== Given instruction ==
Select all lines holding the word "diagram" from the entries that follow.

== Excerpted records ==
● ● ● ● ● ● ●

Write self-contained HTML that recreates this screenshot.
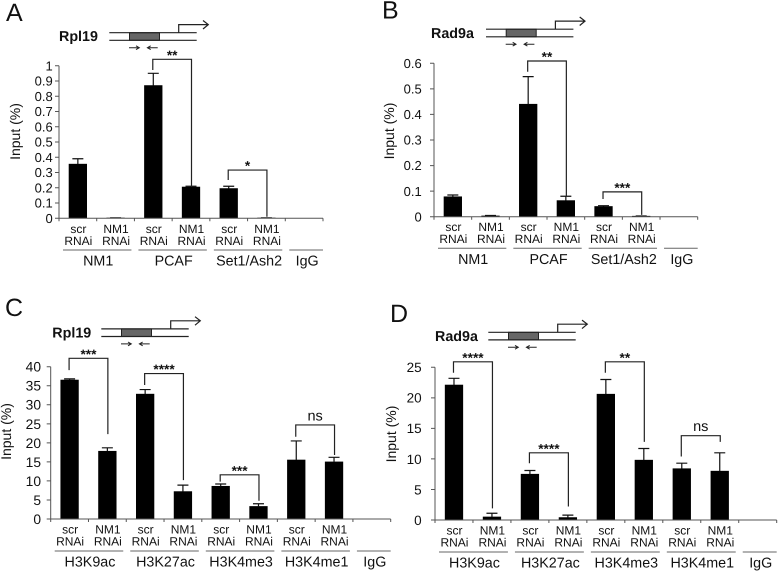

● ● ● ● ● ● ●

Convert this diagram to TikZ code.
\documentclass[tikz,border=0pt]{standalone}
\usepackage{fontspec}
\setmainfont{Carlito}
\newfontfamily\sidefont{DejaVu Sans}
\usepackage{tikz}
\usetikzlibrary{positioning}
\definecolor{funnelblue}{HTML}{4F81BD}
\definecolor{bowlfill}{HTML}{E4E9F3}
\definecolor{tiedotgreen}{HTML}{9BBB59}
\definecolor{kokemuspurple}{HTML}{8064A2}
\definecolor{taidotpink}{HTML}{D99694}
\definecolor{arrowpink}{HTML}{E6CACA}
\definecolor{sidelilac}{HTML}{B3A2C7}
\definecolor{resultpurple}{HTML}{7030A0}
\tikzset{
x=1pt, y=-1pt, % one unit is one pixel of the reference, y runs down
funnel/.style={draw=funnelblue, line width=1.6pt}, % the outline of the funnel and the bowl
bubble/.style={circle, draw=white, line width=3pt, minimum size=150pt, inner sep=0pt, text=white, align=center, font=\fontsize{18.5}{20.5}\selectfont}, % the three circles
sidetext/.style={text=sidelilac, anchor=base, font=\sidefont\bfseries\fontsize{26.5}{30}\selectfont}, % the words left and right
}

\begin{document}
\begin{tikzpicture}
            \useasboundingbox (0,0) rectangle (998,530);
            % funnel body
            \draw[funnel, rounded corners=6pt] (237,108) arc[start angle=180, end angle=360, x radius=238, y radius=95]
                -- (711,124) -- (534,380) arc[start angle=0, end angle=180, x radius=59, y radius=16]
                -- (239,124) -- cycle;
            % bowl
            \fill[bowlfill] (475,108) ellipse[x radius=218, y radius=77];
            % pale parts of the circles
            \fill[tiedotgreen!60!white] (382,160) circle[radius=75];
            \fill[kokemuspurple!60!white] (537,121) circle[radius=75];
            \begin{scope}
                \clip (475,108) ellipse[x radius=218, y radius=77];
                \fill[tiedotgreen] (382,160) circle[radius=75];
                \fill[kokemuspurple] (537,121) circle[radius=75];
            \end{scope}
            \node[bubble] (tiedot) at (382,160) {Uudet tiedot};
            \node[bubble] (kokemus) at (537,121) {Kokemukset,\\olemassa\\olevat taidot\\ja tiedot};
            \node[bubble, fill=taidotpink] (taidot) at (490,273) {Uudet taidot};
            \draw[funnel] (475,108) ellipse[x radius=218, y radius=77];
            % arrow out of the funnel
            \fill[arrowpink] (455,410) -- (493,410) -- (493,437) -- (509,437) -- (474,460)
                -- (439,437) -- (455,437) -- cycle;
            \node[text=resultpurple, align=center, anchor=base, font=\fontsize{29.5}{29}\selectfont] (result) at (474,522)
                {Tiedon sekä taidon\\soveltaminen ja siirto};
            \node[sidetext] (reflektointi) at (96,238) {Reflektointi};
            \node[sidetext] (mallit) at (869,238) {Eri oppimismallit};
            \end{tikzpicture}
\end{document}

● ● ● ● ● ● ●

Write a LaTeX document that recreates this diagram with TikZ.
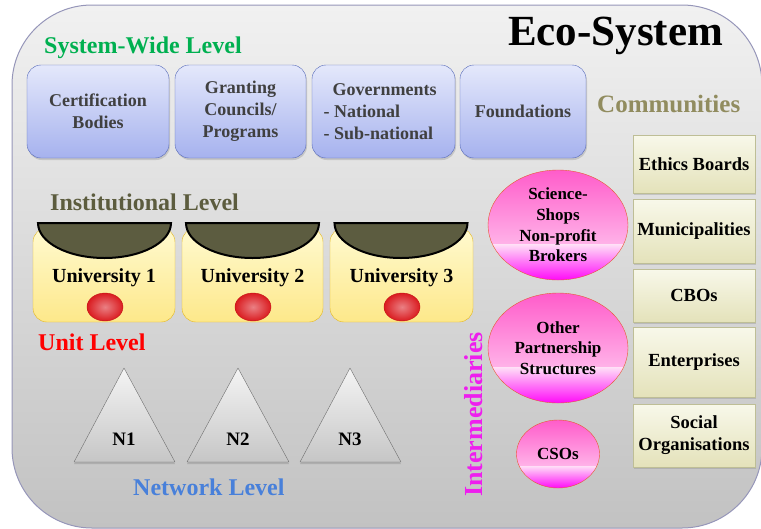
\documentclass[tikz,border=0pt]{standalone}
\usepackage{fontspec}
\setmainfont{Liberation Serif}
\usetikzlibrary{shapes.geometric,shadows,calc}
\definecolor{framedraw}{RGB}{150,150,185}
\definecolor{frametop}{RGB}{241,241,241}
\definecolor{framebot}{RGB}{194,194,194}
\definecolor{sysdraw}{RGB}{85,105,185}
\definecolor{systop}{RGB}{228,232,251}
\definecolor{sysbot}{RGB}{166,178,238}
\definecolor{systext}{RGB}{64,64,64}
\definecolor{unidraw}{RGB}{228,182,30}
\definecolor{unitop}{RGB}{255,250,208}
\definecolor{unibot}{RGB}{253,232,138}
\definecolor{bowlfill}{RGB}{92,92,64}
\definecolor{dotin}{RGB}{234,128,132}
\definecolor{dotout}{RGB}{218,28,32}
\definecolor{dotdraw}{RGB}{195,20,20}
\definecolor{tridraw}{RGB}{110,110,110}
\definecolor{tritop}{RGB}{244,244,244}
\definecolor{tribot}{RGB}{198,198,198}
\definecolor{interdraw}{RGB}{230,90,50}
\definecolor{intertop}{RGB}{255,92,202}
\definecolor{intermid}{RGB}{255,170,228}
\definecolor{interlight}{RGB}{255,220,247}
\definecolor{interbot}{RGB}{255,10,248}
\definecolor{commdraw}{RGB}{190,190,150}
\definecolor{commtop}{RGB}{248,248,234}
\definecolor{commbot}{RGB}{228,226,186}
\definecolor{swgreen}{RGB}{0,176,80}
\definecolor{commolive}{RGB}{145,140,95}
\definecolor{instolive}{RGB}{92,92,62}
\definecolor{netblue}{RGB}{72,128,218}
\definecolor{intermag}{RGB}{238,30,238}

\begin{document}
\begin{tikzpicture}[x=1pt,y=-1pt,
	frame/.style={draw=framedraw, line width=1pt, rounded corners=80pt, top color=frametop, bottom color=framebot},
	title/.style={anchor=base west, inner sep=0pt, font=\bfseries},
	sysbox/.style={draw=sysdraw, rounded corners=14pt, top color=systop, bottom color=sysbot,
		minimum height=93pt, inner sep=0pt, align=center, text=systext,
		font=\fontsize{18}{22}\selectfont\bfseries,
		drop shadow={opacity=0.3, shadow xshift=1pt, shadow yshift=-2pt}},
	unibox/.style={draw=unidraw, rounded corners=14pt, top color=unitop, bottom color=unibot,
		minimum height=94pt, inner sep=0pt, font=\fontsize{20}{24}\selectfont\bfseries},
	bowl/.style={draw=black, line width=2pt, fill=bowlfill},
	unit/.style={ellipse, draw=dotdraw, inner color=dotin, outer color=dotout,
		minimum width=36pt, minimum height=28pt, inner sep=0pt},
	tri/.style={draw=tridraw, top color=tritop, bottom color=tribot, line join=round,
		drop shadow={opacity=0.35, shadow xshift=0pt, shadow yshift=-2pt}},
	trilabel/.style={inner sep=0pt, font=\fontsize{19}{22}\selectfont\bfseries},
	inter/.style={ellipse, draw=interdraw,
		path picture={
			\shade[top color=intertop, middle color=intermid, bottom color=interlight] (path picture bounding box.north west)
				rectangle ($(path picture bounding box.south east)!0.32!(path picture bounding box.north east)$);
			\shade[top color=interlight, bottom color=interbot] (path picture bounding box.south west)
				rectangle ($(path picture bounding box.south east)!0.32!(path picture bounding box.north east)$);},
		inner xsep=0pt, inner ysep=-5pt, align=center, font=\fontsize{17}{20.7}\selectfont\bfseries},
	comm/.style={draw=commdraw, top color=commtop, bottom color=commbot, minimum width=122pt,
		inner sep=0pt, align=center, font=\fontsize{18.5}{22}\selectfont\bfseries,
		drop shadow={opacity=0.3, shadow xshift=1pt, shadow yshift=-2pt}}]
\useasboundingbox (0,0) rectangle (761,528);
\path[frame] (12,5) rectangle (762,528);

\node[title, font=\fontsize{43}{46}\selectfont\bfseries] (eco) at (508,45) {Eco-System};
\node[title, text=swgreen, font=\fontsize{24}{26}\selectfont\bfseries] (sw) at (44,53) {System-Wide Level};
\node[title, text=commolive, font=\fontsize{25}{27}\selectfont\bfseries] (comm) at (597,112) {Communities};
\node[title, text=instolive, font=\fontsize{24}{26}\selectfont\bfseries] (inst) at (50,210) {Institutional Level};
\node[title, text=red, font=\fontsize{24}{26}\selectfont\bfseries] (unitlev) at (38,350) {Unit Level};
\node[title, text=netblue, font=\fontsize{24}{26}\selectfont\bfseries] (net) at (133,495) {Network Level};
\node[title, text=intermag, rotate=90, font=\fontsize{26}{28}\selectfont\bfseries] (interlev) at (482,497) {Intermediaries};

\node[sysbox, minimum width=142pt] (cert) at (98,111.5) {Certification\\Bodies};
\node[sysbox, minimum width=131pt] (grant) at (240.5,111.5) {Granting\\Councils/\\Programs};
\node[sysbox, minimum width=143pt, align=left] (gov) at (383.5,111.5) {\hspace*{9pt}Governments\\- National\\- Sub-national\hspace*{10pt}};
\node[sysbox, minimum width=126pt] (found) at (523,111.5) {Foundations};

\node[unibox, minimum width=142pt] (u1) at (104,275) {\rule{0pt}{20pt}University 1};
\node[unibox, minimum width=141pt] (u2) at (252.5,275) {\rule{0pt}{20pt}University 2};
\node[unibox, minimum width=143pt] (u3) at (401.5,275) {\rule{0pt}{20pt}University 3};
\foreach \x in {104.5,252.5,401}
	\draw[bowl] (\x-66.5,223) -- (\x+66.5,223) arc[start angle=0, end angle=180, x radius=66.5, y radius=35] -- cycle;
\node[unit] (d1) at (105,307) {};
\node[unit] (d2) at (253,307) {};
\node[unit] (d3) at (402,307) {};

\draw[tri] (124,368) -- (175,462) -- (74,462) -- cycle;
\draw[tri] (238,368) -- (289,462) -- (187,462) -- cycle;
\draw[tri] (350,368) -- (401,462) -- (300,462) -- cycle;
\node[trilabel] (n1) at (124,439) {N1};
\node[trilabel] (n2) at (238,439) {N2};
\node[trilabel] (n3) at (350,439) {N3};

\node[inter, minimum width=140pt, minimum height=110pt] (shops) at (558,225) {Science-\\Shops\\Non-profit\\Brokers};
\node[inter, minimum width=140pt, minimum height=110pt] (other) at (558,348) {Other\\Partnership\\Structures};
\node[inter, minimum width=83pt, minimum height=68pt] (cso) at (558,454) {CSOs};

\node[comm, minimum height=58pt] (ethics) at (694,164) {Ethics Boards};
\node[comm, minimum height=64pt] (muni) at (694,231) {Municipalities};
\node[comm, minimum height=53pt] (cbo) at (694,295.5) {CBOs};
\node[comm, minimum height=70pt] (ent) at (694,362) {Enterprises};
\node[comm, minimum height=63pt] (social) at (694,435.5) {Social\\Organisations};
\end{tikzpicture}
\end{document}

● ● ● ● ● ● ●

== Answer for the task ==
Convert this diagram to TikZ code.
Write a LaTeX document that recreates this diagram with TikZ.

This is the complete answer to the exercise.